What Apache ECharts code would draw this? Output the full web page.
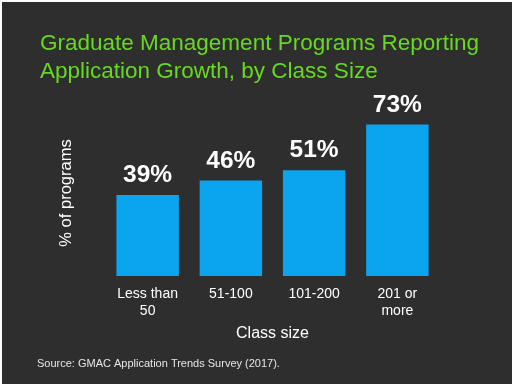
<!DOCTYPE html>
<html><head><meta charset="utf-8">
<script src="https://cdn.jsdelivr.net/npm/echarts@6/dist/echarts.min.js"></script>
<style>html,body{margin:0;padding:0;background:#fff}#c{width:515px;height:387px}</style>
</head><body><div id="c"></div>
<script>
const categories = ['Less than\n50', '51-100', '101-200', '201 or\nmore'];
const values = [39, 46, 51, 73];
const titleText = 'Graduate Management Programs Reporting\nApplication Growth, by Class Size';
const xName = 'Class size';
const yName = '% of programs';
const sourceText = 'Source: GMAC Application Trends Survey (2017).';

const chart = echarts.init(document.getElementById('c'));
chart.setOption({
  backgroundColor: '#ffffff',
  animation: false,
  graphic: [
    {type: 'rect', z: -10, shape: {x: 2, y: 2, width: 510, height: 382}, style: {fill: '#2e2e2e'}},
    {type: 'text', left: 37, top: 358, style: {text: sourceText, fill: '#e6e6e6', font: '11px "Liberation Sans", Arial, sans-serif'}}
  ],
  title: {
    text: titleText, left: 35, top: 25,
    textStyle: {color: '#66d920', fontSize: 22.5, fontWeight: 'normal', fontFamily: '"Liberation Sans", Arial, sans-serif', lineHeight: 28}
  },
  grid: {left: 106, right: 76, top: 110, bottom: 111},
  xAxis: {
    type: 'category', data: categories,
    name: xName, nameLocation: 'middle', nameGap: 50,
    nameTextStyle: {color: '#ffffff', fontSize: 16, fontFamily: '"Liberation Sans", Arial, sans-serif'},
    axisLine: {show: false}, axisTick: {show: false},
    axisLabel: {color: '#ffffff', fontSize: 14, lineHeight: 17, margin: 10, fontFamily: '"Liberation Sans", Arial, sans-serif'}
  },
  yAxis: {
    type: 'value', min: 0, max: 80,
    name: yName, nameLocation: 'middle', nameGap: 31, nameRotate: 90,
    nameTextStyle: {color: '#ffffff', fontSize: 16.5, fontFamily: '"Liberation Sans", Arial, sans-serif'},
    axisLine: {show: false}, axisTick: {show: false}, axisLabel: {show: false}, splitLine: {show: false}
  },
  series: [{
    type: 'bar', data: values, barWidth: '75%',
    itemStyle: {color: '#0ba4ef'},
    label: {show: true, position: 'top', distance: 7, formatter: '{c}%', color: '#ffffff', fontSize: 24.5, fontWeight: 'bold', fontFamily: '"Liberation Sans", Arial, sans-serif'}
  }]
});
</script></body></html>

────────────────

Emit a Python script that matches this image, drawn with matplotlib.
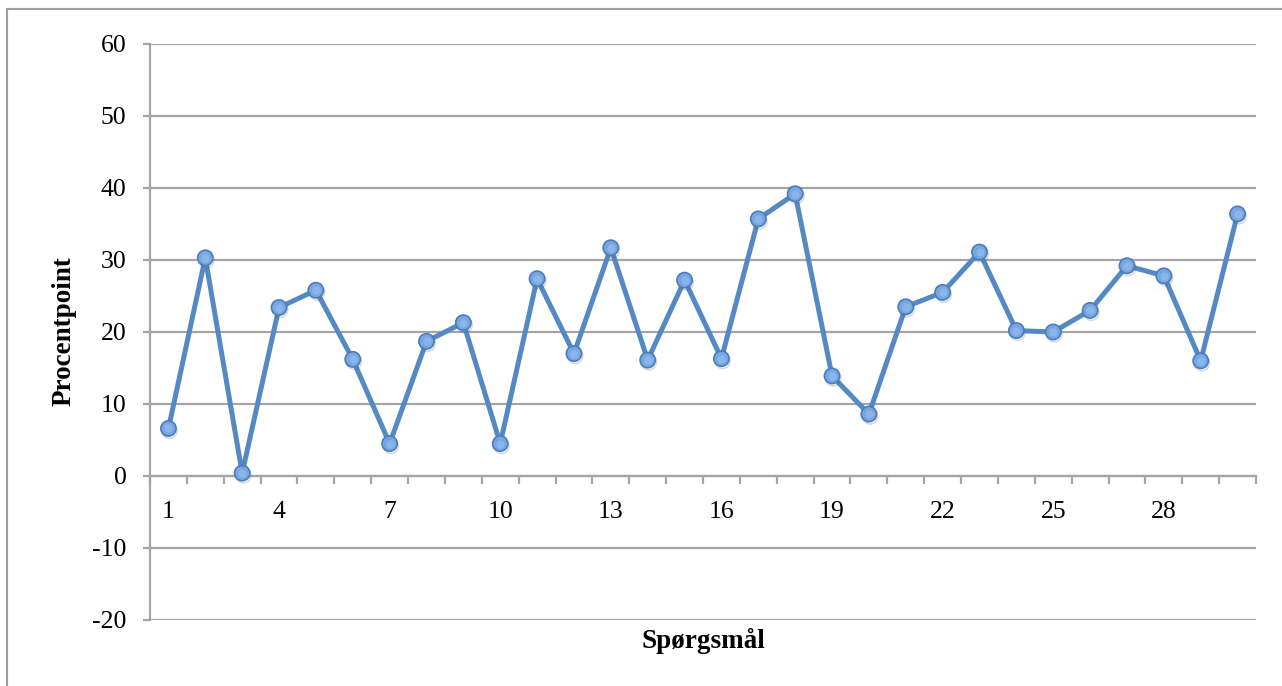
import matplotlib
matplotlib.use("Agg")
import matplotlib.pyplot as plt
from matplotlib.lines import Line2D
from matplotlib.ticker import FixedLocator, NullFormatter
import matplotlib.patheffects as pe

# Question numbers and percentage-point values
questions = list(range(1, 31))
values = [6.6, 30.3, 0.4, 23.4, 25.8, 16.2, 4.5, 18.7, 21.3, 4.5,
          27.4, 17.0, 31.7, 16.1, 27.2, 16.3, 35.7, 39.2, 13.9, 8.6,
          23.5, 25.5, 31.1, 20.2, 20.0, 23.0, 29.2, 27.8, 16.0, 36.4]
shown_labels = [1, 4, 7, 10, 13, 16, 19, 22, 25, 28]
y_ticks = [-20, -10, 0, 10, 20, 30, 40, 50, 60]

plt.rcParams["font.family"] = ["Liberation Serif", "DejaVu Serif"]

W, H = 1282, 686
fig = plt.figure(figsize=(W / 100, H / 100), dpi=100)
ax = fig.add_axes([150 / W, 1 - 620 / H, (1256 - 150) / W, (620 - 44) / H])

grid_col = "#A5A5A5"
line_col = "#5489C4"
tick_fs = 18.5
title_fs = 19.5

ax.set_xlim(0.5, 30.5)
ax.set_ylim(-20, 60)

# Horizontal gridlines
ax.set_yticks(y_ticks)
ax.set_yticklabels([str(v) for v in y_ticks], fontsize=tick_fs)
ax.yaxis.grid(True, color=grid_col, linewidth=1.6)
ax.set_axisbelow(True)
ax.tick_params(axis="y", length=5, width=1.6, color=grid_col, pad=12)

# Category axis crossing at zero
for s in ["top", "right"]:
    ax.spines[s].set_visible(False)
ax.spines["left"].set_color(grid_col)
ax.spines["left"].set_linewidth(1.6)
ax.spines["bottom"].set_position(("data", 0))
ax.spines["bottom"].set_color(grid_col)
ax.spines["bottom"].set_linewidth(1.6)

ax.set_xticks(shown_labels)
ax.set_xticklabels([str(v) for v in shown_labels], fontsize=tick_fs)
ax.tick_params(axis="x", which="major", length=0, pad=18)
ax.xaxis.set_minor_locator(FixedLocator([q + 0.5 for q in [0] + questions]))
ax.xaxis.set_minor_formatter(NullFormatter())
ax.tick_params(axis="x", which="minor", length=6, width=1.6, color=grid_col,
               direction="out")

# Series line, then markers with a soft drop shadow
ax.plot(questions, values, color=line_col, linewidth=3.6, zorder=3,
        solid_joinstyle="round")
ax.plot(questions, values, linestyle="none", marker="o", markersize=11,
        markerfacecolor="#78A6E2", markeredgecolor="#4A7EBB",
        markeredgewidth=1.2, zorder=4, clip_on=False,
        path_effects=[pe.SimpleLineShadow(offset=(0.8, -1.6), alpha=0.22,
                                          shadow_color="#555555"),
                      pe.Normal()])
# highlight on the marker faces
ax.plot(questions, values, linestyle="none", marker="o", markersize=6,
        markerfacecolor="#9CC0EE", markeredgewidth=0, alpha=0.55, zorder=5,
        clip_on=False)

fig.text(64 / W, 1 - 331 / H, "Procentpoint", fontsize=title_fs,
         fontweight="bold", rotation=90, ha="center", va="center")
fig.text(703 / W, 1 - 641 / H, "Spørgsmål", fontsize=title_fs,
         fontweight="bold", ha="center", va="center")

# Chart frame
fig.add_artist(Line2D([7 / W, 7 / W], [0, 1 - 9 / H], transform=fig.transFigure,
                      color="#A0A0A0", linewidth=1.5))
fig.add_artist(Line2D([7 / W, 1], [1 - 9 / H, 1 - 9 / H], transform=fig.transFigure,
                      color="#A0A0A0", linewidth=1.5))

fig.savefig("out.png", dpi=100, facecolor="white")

────────────────

> _What you have to do_: Looking at the data above, show all lines where the word "this" occurs.

> _Completed exercise_:
What Apache ECharts code would draw this? Output the full web page.
Emit a Python script that matches this image, drawn with matplotlib.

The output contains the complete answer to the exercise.